A brand new theater opened in Denver in 2021! The new AMC theater with the ungainly name of 9+CO was under construction near the hospital where I go for most of my medical care. I was not even certain if the place would be completed with news of AMC's financial distress during the past year. But lo and behold, the ten screen multiplex was completed, opening in March. Even though I could have gone to a closer theater, I decided to check the place out in early April after my second Pfizer shot fully kicked in. Godzilla vs. Kong was my first theatrical film since February 2020. The biggest theater within the multiplex is Dolby Everything - sound system and projection. My seat was vibrating from the sound. Also comfy reclining seats that still allow enough space for people to walk by. Between the reserved seats and the theater's current occupancy rules, there is also space between audience members. Unlike some other AMC theaters which had the ambience of a warehouse, I like this place enough to have seen In the Heights and F9 in their Dolby Cinema. The only downside is that I wish more independent films got booked there, but Landmark has a way of demanding exclusivity within Denver city limits.

Denver's true independent theater, the non-profit Sie Film Center has been hosting private screenings for the past year, but otherwise exists as a virtual cinema.

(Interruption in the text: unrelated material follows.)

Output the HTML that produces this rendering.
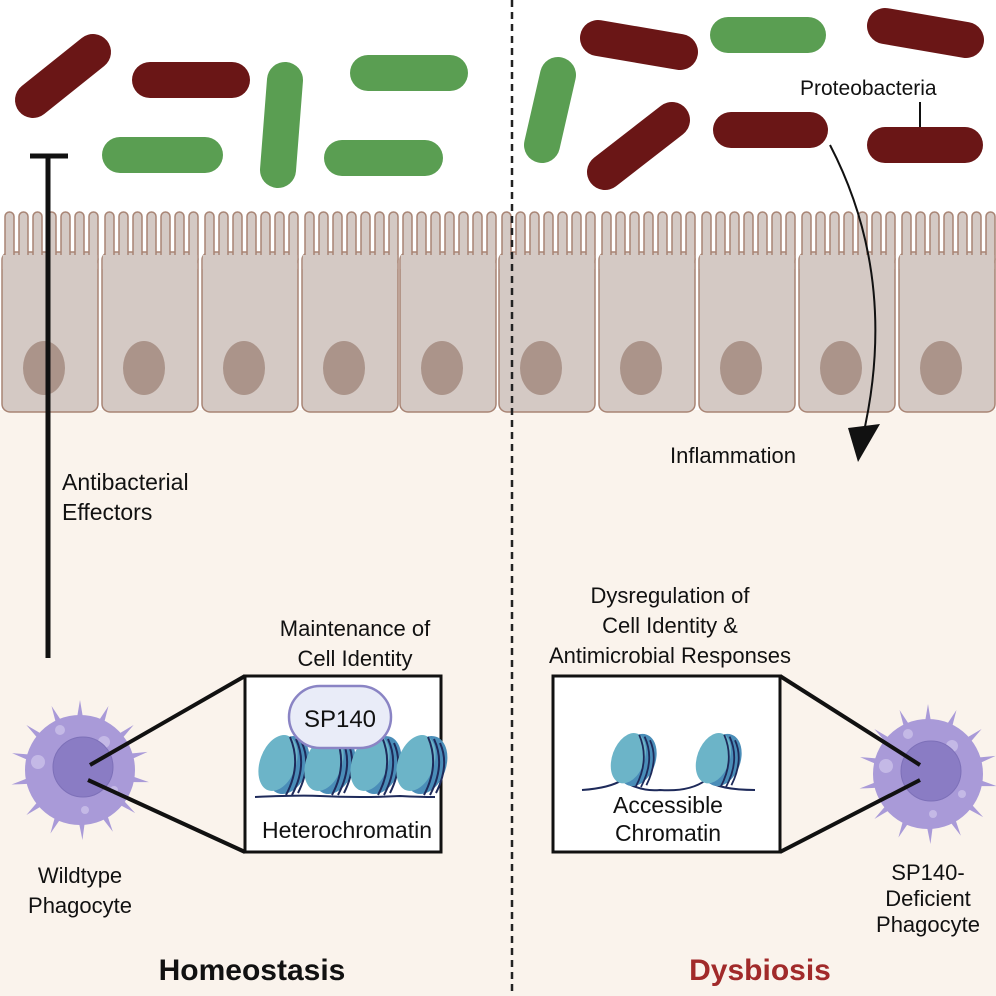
<!DOCTYPE html>
<html><head><style>
html,body{margin:0;padding:0;}
body{width:996px;height:996px;overflow:hidden;background:#fff;}
svg{display:block;font-family:"Liberation Sans",sans-serif;}
</style></head><body>
<svg width="996" height="996" viewBox="0 0 996 996">
<defs>
<g id="spk"><path d="M-12,0 Q-5,-40 0,-70 Q5,-40 12,0 Z" fill="#a99ad8"/></g>
<g id="cell">
  <use href="#spk" transform="rotate(0)"/><use href="#spk" transform="rotate(24)"/><use href="#spk" transform="rotate(50)"/><use href="#spk" transform="rotate(75)"/><use href="#spk" transform="rotate(100)"/><use href="#spk" transform="rotate(128)"/><use href="#spk" transform="rotate(152)"/><use href="#spk" transform="rotate(178)"/><use href="#spk" transform="rotate(205)"/><use href="#spk" transform="rotate(230)"/><use href="#spk" transform="rotate(258)"/><use href="#spk" transform="rotate(284)"/><use href="#spk" transform="rotate(310)"/><use href="#spk" transform="rotate(336)"/>
  <circle r="55" fill="#a99ad8"/>
  <circle cx="-20" cy="-40" r="5" fill="#c4b9e6"/><circle cx="24" cy="-28" r="6" fill="#c4b9e6"/><circle cx="-42" cy="-8" r="7" fill="#c4b9e6"/><circle cx="34" cy="20" r="4" fill="#c4b9e6"/><circle cx="5" cy="40" r="4" fill="#c4b9e6"/>
  <circle cx="3" cy="-3" r="30" fill="#8a7cc4" stroke="#7d70b8" stroke-width="1"/>
</g>
<g id="nuc">
  <ellipse cx="6" cy="0" rx="20" ry="30" fill="#4a8db8" transform="rotate(20 6 0)"/>
  <ellipse cx="-4" cy="-2" rx="18" ry="29" fill="#6cb4c8" transform="rotate(20 -4 -2)"/>
  <path d="M8,-28 Q20,0 4,30 M14,-26 Q26,0 10,30 M20,-22 Q30,0 16,28" stroke="#1e2a5a" stroke-width="2" fill="none"/>
</g>
</defs>
<rect x="0" y="0" width="996" height="410" fill="#fff"/>
<rect x="0" y="410" width="996" height="586" fill="#faf3ec"/>

<!-- epithelium -->
<g stroke="#a88474" stroke-width="1.5" fill="#d4c9c4">
<g id="ep">
  <rect x="2" y="252" width="96" height="160" rx="8"/>
  <rect x="5" y="212" width="9" height="52" rx="4.5"/><rect x="19" y="212" width="9" height="52" rx="4.5"/><rect x="33" y="212" width="9" height="52" rx="4.5"/><rect x="47" y="212" width="9" height="52" rx="4.5"/><rect x="61" y="212" width="9" height="52" rx="4.5"/><rect x="75" y="212" width="9" height="52" rx="4.5"/><rect x="89" y="212" width="9" height="52" rx="4.5"/>
  <rect x="2.8" y="255" width="94.4" height="14" stroke="none"/>
  <ellipse cx="44" cy="368" rx="21" ry="27" fill="#ab948a" stroke="none"/>
</g>
<use href="#ep" x="100"/><use href="#ep" x="200"/><use href="#ep" x="300"/><use href="#ep" x="398"/><use href="#ep" x="497"/><use href="#ep" x="597"/><use href="#ep" x="697"/><use href="#ep" x="797"/><use href="#ep" x="897"/>
</g>

<!-- bacteria -->
<g stroke-linecap="round" fill="none">
<g stroke="#6a1616" stroke-width="36">
 <line x1="33" y1="100" x2="93" y2="52"/>
 <line x1="150" y1="80" x2="232" y2="80"/>
 <line x1="598" y1="38" x2="680" y2="52"/>
 <line x1="885" y1="26" x2="966" y2="40"/>
 <line x1="605" y1="172" x2="672" y2="120"/>
 <line x1="731" y1="130" x2="810" y2="130"/>
 <line x1="885" y1="145" x2="965" y2="145"/>
</g>
<g stroke="#5a9e52" stroke-width="36">
 <line x1="120" y1="155" x2="205" y2="155"/>
 <line x1="285" y1="80" x2="278" y2="170"/>
 <line x1="368" y1="73" x2="450" y2="73"/>
 <line x1="342" y1="158" x2="425" y2="158"/>
 <line x1="558" y1="75" x2="542" y2="145"/>
 <line x1="728" y1="35" x2="808" y2="35"/>
</g>
</g>
<text x="800" y="95" font-size="21" fill="#111">Proteobacteria</text>
<line x1="920" y1="102" x2="920" y2="127" stroke="#111" stroke-width="2"/>

<!-- divider -->
<line x1="512" y1="0" x2="512" y2="996" stroke="#222" stroke-width="2.5" stroke-dasharray="7,5"/>

<!-- T bar -->
<line x1="48" y1="155" x2="48" y2="658" stroke="#111" stroke-width="5"/>
<line x1="30" y1="156" x2="68" y2="156" stroke="#111" stroke-width="5"/>
<text x="62" y="490" font-size="23" fill="#111">Antibacterial</text>
<text x="62" y="520" font-size="23" fill="#111">Effectors</text>

<!-- inflammation arrow -->
<path d="M830,145 Q900,280 862,440" stroke="#111" stroke-width="2" fill="none"/>
<path d="M848,428 L880,424 L858,462 Z" fill="#111"/>
<text x="670" y="463" font-size="22" fill="#111">Inflammation</text>

<!-- left phagocyte -->
<use href="#cell" transform="translate(80,770)"/>
<line x1="90" y1="765" x2="245" y2="676" stroke="#111" stroke-width="4"/>
<line x1="88" y1="780" x2="245" y2="852" stroke="#111" stroke-width="4"/>
<rect x="245" y="676" width="196" height="176" fill="#fff" stroke="#111" stroke-width="3"/>
<text x="355" y="636" font-size="22" text-anchor="middle" fill="#111">Maintenance of</text>
<text x="355" y="666" font-size="22" text-anchor="middle" fill="#111">Cell Identity</text>
<path d="M255,797 Q300,795 320,796 Q360,798 400,796 Q420,797 435,797" stroke="#1e2a5a" stroke-width="2" fill="none"/>
<use href="#nuc" transform="translate(282,765)"/>
<use href="#nuc" transform="translate(328,765)"/>
<use href="#nuc" transform="translate(374,765)"/>
<use href="#nuc" transform="translate(420,765)"/>
<rect x="289" y="686" width="102" height="62" rx="31" fill="#e9ecf8" stroke="#8a84c4" stroke-width="2.5"/>
<text x="340" y="727" font-size="24" text-anchor="middle" fill="#111">SP140</text>
<text x="347" y="838" font-size="23" text-anchor="middle" fill="#111">Heterochromatin</text>
<text x="80" y="883" font-size="22" text-anchor="middle" fill="#111">Wildtype</text>
<text x="80" y="913" font-size="22" text-anchor="middle" fill="#111">Phagocyte</text>

<!-- right -->
<use href="#cell" transform="translate(928,774)"/>
<line x1="920" y1="765" x2="780" y2="676" stroke="#111" stroke-width="4"/>
<line x1="920" y1="780" x2="780" y2="852" stroke="#111" stroke-width="4"/>
<rect x="553" y="676" width="227" height="176" fill="#fff" stroke="#111" stroke-width="3"/>
<text x="670" y="603" font-size="22" text-anchor="middle" fill="#111">Dysregulation of</text>
<text x="670" y="633" font-size="22" text-anchor="middle" fill="#111">Cell Identity &amp;</text>
<text x="670" y="663" font-size="22" text-anchor="middle" fill="#111">Antimicrobial Responses</text>
<path d="M582,790 Q610,788 622,780 Q640,792 660,790 Q690,792 706,780 Q720,790 755,790" stroke="#1e2a5a" stroke-width="2" fill="none"/>
<use href="#nuc" transform="translate(632,760) scale(0.9)"/>
<use href="#nuc" transform="translate(717,760) scale(0.9)"/>
<text x="668" y="813" font-size="23" text-anchor="middle" fill="#111">Accessible</text>
<text x="668" y="841" font-size="23" text-anchor="middle" fill="#111">Chromatin</text>
<text x="928" y="880" font-size="22" text-anchor="middle" fill="#111">SP140-</text>
<text x="928" y="906" font-size="22" text-anchor="middle" fill="#111">Deficient</text>
<text x="928" y="932" font-size="22" text-anchor="middle" fill="#111">Phagocyte</text>

<text x="252" y="980" font-size="30" font-weight="bold" text-anchor="middle" fill="#111">Homeostasis</text>
<text x="760" y="980" font-size="30" font-weight="bold" text-anchor="middle" fill="#a12a2a">Dysbiosis</text>
</svg>
</body></html>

There are plans for having a live Denver Denver Film Festival this November, or possible a hybrid of theater and virtual screenings. It is one of the only theaters in town that still is equipped for 35mm movies. This was also where I saw my last film before all theaters closed, the black and white version of Parasite. If I am uncertain about seeing anything theatrically at the upcoming festival, it is a because it means a full theater with people one can only assume are healthy, and because one year I was sitting next to a woman who claimed her cough during Thelma was nothing to worry about - only to have me miss the second week of the festival and some films I would never see any other way.

Of three Alamo Drafthouse theaters, the one south of Denver, in Littleton, is still shuttered. I had not been at the Sloans Lake theater since November 2019. Since the financial reorganization, it seemed like the chain would be even more dependent of mainstream films at the expense of foreign and independent work. There seems to be a little bit of easing into more English language independent films. Part of why I like the Alamo is that they have reserved seats, the seats are reasonably comfortable, and for now there is Covid spacing for the audience. My recent return there was to see Annette. The bonus was that whomever does programming included in the pre-show - two trailers for Jacques Demy's famous musicals that influenced the Maels, a video I could not even find online of the Sparks performing their song, "Mickey Mouse", an overview of movies that included Sparks songs on the soundtrack, and three musical excerpts from films by Annette Los Carax. The Maels also did their own version of the Alamo Drafthouse "Don't talk, don't text" bumper.

I do have a practical reason for going to the theater. From what I read, studios have cut down on the online screening links that were offered last year. I am not sure what this will been during awards season, but I am making a point of seeing some of the more likely films from those studios that have previously not offered screeners. In some cases, seeing those films theatrically is significantly less expensive than a PVOD screening of $20.00. Sometime in November, absolutely by December, I will known what the Disney-Fox merger means regarding award screeners. At this point, I have been hitting theaters since April with greater frequency than I had in 2019, discounting in person screenings at the Denver Film Festival. That said, the two films that I still care more about seeing, and seeing on the big screen, are The Eternals (because Chloe Zhao) and No Time to Die, although that three hour running time is a bit daunting.